I've been programming on Macs only since about 2007, 2008, so I'm inclined to just get another MacBook Pro. This one has lasted me 6 years and is in good enough shape that I could definitely sell it or pass it on without trouble.

I don't love the modern MacBooks. I hate that they're entirely USB-C. I don't like the keyboard, but I don't really want to make a switch either. I'm wondering what others in this boat have done.

Right now we have just stuck with our 'mid 2014' 15" model. I agree with you that the keyboards have stopped me from seriously considering one of the new ones. I don't know what I will do in a year or two if they insist on staying with their current design.

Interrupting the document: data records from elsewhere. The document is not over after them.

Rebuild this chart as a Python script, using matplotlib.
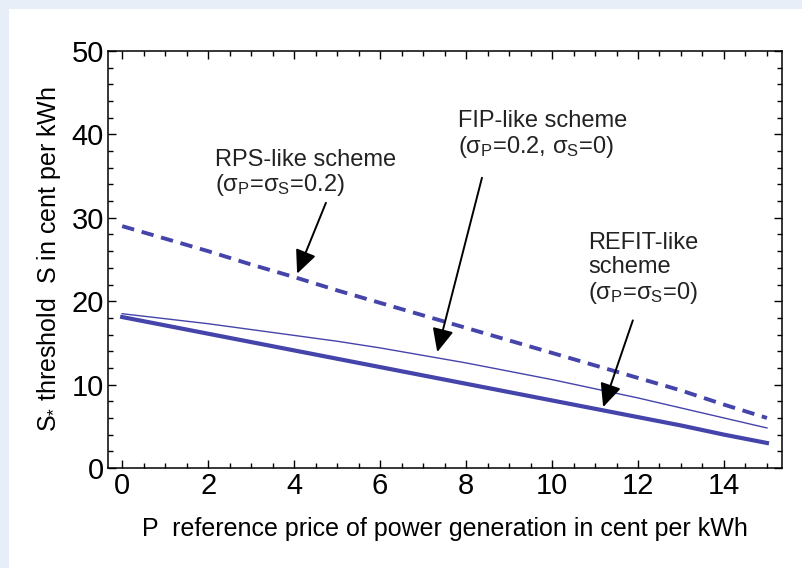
import numpy as np
import matplotlib
matplotlib.use("Agg")
import matplotlib.pyplot as plt
from matplotlib.patches import Rectangle
from matplotlib.ticker import MultipleLocator

plt.rcParams['font.family'] = ['Liberation Sans', 'DejaVu Sans']
plt.rcParams['mathtext.fontset'] = 'custom'
plt.rcParams['mathtext.rm'] = 'Liberation Sans'
plt.rcParams['mathtext.it'] = 'Liberation Sans:italic'

LINE_COLOR = '#4444AA'

# reference price P (cent/kWh)
price = [0, 1, 2, 3, 4, 5, 6, 7, 8, 9, 10, 11, 12, 13, 14, 15]
# threshold S* for each scheme
rps = [29.0, 27.5, 26.0, 24.4, 22.9, 21.3, 19.8, 18.3, 16.8, 15.3, 13.8, 12.3, 10.8, 9.3, 7.6, 6.0]
fip = [18.5, 17.9, 17.3, 16.6, 15.9, 15.2, 14.4, 13.5, 12.6, 11.6, 10.6, 9.5, 8.4, 7.2, 6.0, 4.8]
refit = [18.1, 17.1, 16.1, 15.1, 14.1, 13.1, 12.1, 11.1, 10.1, 9.1, 8.1, 7.1, 6.1, 5.1, 4.0, 3.0]

fig = plt.figure(figsize=(8.02, 5.68), dpi=100, facecolor='#E8EEF7')
fig.patches.append(Rectangle((9 / 802, 0), 1, 1 - 9 / 568, transform=fig.transFigure,
                             facecolor='white', edgecolor='none', zorder=-10))
ax = fig.add_axes([108 / 802, 1 - 468 / 568, (782 - 108) / 802, (468 - 51) / 568])

ax.plot(price, rps, color=LINE_COLOR, lw=2.8, dashes=(3.2, 2.0))
ax.plot(price, fip, color=LINE_COLOR, lw=1.0)
ax.plot(price, refit, color=LINE_COLOR, lw=3.0)

ax.set_xlim(-0.33, 15.35)
ax.set_ylim(0, 50)
ax.xaxis.set_major_locator(MultipleLocator(2))
ax.xaxis.set_minor_locator(MultipleLocator(0.5))
ax.yaxis.set_major_locator(MultipleLocator(10))
ax.yaxis.set_minor_locator(MultipleLocator(2))
ax.tick_params(which='both', direction='in', top=True, right=True, width=1.0)
ax.tick_params(which='major', length=6, labelsize=21, pad=3)
ax.tick_params(which='minor', length=3.5)
for s in ax.spines.values():
    s.set_linewidth(1.1)

ax.set_xlabel('P  reference price of power generation in cent per kWh', fontsize=18, labelpad=12)
ax.set_ylabel(r'S$_{*}$ threshold  S in cent per kWh', fontsize=18, labelpad=6)

tc = '#222222'
ax.text(2.16, 38.3, 'RPS-like scheme\n(σ$_\\mathrm{P}$=σ$_\\mathrm{S}$=0.2)',
        fontsize=17, color=tc, va='top', ha='left', linespacing=1.05)
ax.text(7.81, 42.9, 'FIP-like scheme\n(σ$_\\mathrm{P}$=0.2, σ$_\\mathrm{S}$=0)',
        fontsize=17, color=tc, va='top', ha='left', linespacing=1.1)
ax.text(10.84, 28.3, 'REFIT-like\nscheme\n(σ$_\\mathrm{P}$=σ$_\\mathrm{S}$=0)',
        fontsize=17, color=tc, va='top', ha='left', linespacing=1.1)

arrow = dict(arrowstyle='-|>,head_length=0.55,head_width=0.25', color='black', lw=1.4,
             mutation_scale=26, shrinkA=0, shrinkB=0)
ax.annotate('', xy=(4.07, 23.3), xytext=(4.74, 31.8), arrowprops=arrow)
ax.annotate('', xy=(7.33, 13.9), xytext=(8.37, 34.8), arrowprops=arrow)
ax.annotate('', xy=(11.19, 7.3), xytext=(11.88, 17.7), arrowprops=arrow)

fig.savefig('out.png', dpi=100, facecolor=fig.get_facecolor())
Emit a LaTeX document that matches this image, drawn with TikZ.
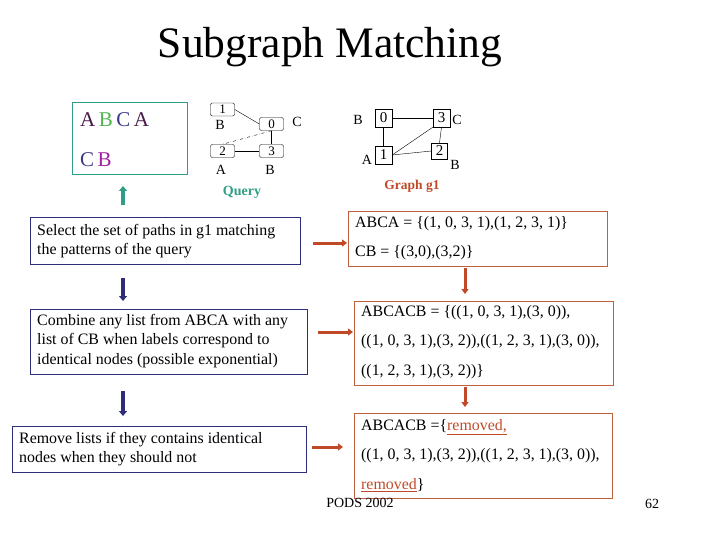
\documentclass[tikz,border=0pt]{standalone}
\usepackage{fontspec}
\setmainfont{Liberation Serif}
\usetikzlibrary{arrows.meta}
\definecolor{teal1}{HTML}{2E9E86}
\definecolor{navy1}{HTML}{2E2E78}
\definecolor{red1}{HTML}{C04A28}
\definecolor{rbox}{HTML}{C0603F}
\definecolor{pur}{HTML}{4A1A4A}
\definecolor{grn}{HTML}{4FB34F}
\definecolor{blu}{HTML}{3A3A85}
\definecolor{mag}{HTML}{A01FA0}
\tikzset{
  stepbox/.style={draw=navy1, line width=0.8pt, inner sep=0pt},
  resbox/.style={draw=rbox, line width=0.8pt, inner sep=0pt},
  txt/.style={anchor=west, inner sep=0pt, font=\fontsize{15.9}{17}\selectfont},
  rtxt/.style={anchor=west, inner sep=0pt, font=\fontsize{15.9}{17}\selectfont},
  qnode/.style={draw, rounded corners=2pt, minimum width=24pt, minimum height=13pt, inner sep=0pt, font=\fontsize{13}{13}\selectfont},
  gnode/.style={draw, minimum width=17pt, minimum height=18pt, inner sep=0pt, font=\fontsize{15}{15}\selectfont},
  lbl/.style={inner sep=0pt, font=\fontsize{14}{14}\selectfont},
  barrow/.style={draw=navy1, line width=3.5pt, -{Triangle[length=5pt,width=8pt]}, fill=navy1},
  rarrow/.style={draw=red1, line width=3pt, -{Triangle[length=5pt,width=7pt]}, fill=red1},
}
\begin{document}
\begin{tikzpicture}[x=1pt,y=-1pt]
\useasboundingbox (0,0) rectangle (720,540);
% title
\node[inner sep=0pt, font=\fontsize{43.5}{43.5}\selectfont] (title) at (330,47) {Subgraph Matching};
% teal box
\node[draw=teal1, line width=0.9pt, minimum width=115pt, minimum height=72pt, inner sep=0pt] (pat) at (129.5,138) {};
\node[anchor=west, inner sep=0pt, font=\fontsize{21}{21}\selectfont] (abca) at (80,120) {\textcolor{pur}{A}\,\textcolor{grn}{B}\,\textcolor{blu}{C}\,\textcolor{pur}{A}};
\node[anchor=west, inner sep=0pt, font=\fontsize{21}{21}\selectfont] (cb) at (80,160) {\textcolor{blu}{C}\,\textcolor{mag}{B}};
\coordinate (ta) at (123,205);
\coordinate (tb) at (123,186);
\draw[draw=teal1, fill=teal1, line width=4pt, -{Triangle[length=5pt,width=8pt]}] (ta) -- (tb);
% query graph
\node[qnode] (q1) at (222.5,109.5) {1};
\node[qnode] (q0) at (271.5,124) {0};
\node[qnode] (q2) at (222.5,151) {2};
\node[qnode] (q3) at (271.5,151) {3};
\node[lbl] (lq1) at (220,125) {B};
\node[lbl] (lq0) at (297,122) {C};
\node[lbl] (lq2) at (221,170) {A};
\node[lbl] (lq3) at (270,170) {B};
\draw (q1.east) -- (q0.west);
\draw (q0.south) -- (q3.north);
\draw (q2.east) -- (q3.west);
\draw[dash dot] (q0.south) -- (q2.north);
\node[inner sep=0pt, font=\bfseries\fontsize{14}{14}\selectfont, text=teal1] (query) at (242,192) {Query};
% graph g1
\node[gnode] (g0) at (383.5,118) {0};
\node[gnode] (g3) at (441.5,118) {3};
\node[gnode] (g1) at (383.5,155) {1};
\node[gnode, minimum width=16pt, minimum height=16pt] (g2) at (439.5,151) {2};
\node[lbl] (lg0) at (358,120) {B};
\node[lbl] (lg3) at (457,120) {C};
\node[lbl] (lg1) at (367,160) {A};
\node[lbl] (lg2) at (455,165) {B};
\draw (g0.east) -- (g3.west);
\draw (g0.south) -- (g1.north);
\draw (g1.east) -- (g3.south west);
\draw (g1.east) -- (g2.west);
\draw (g3.south) -- (g2.north);
\node[inner sep=0pt, font=\bfseries\fontsize{13.5}{13.5}\selectfont, text=red1] (gg1) at (412,186) {Graph g1};
% step boxes
\node[stepbox, minimum width=270pt, minimum height=47pt] (s1) at (165,240.5) {};
\node[txt] (s1a) at (37,232) {Select the set of paths in g1 matching};
\node[txt] (s1b) at (37,251) {the patterns of the query};
\node[stepbox, minimum width=277pt, minimum height=65pt] (s2) at (168.5,341.5) {};
\node[txt] (s2a) at (37,322) {Combine any list from ABCA with any};
\node[txt] (s2b) at (37,341) {list of CB when labels correspond to};
\node[txt] (s2c) at (37,361) {identical nodes (possible exponential)};
\node[stepbox, minimum width=294pt, minimum height=46pt] (s3) at (159,449) {};
\node[txt] (s3a) at (19,440) {Remove lists if they contains identical};
\node[txt] (s3b) at (19,459) {nodes when they should not};
% result boxes
\node[resbox, minimum width=259pt, minimum height=55pt] (r1) at (477.5,238.5) {};
\node[rtxt] (r1a) at (355,224) {ABCA = \{(1, 0, 3, 1),(1, 2, 3, 1)\}};
\node[rtxt] (r1b) at (355,253) {CB = \{(3,0),(3,2)\}};
\node[resbox, minimum width=259pt, minimum height=84pt] (r2) at (483.5,343) {};
\node[rtxt] (r2a) at (361,313) {ABCACB = \{((1, 0, 3, 1),(3, 0)),};
\node[rtxt] (r2b) at (361,342) {((1, 0, 3, 1),(3, 2)),((1, 2, 3, 1),(3, 0)),};
\node[rtxt] (r2c) at (361,372) {((1, 2, 3, 1),(3, 2))\}};
\node[resbox, minimum width=258pt, minimum height=85pt] (r3) at (483,455.5) {};
\node[rtxt] (r3a) at (361,427) {ABCACB =\{\textcolor{red1}{\underline{removed,}}};
\node[rtxt] (r3b) at (361,456) {((1, 0, 3, 1),(3, 2)),((1, 2, 3, 1),(3, 0)),};
\node[rtxt] (r3c) at (361,485) {\textcolor{red1}{\underline{removed}}\}};
% arrows
\coordinate (b1s) at (123,278);
\coordinate (b1e) at (123,301);
\coordinate (b2s) at (123,391);
\coordinate (b2e) at (123,416);
\draw[barrow] (b1s) -- (b1e);
\draw[barrow] (b2s) -- (b2e);
\coordinate (h1s) at (313,243);
\coordinate (h1e) at (347,243);
\coordinate (h2s) at (318,332);
\coordinate (h2e) at (353,332);
\coordinate (h3s) at (312,447);
\coordinate (h3e) at (343,447);
\draw[rarrow] (h1s) -- (h1e);
\draw[rarrow] (h2s) -- (h2e);
\draw[rarrow] (h3s) -- (h3e);
\coordinate (v1s) at (465,268);
\coordinate (v1e) at (465,294);
\coordinate (v2s) at (465,387);
\coordinate (v2e) at (465,407);
\draw[rarrow] (v1s) -- (v1e);
\draw[rarrow] (v2s) -- (v2e);
% footer
\node[inner sep=0pt, font=\fontsize{14}{14}\selectfont] (pods) at (360,503) {PODS 2002};
\node[inner sep=0pt, font=\fontsize{14}{14}\selectfont] (num) at (652,504) {62};
\end{tikzpicture}
\end{document}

I was in the same boat as you a year ago and spent months looking for an alternative that I either a) liked the look of or b) didn't like the look of, but maybe it was cheaper or had better components or something. In the end, I couldn't find anything, so I ended up with a late 2018 15" Macbook Pro (coming from a late 2013 13"). Note, though, that I basically never work on it without an external monitor, mouse, and keyboard. If I did, I'd have stuck with the 2013 because I hate both the trackpad and keyboard on the newer laptops.

I only program on a laptop if I have to (IE: when remote). Desktops are way faster and can drive more monitors. If I have to do remote development, as long as the internet is fast enough I usually remote to my desktop. At that point whatever feels best is what matters.

I can't help from the Mac side as the last Mac I used was running OS8 but I assume you can remote to a Mac desktop.

I have a 2017 15" Macbook Pro for programming. At work I attach a USB dongle for keyboard and mouse, and two monitors with DVI-USBC connectors. All the actual work is done on the two monitors; the laptop screen is for my email and slack desktop and my non-work browser. This works pretty well. It can handle most things I want to do as long as I don't get too click-happy firing up Docker containers.

Working at home the keyboard is adequate. I can get stuff done but I would not want to do a lot of serious fast typing on it. I don't use any external monitors.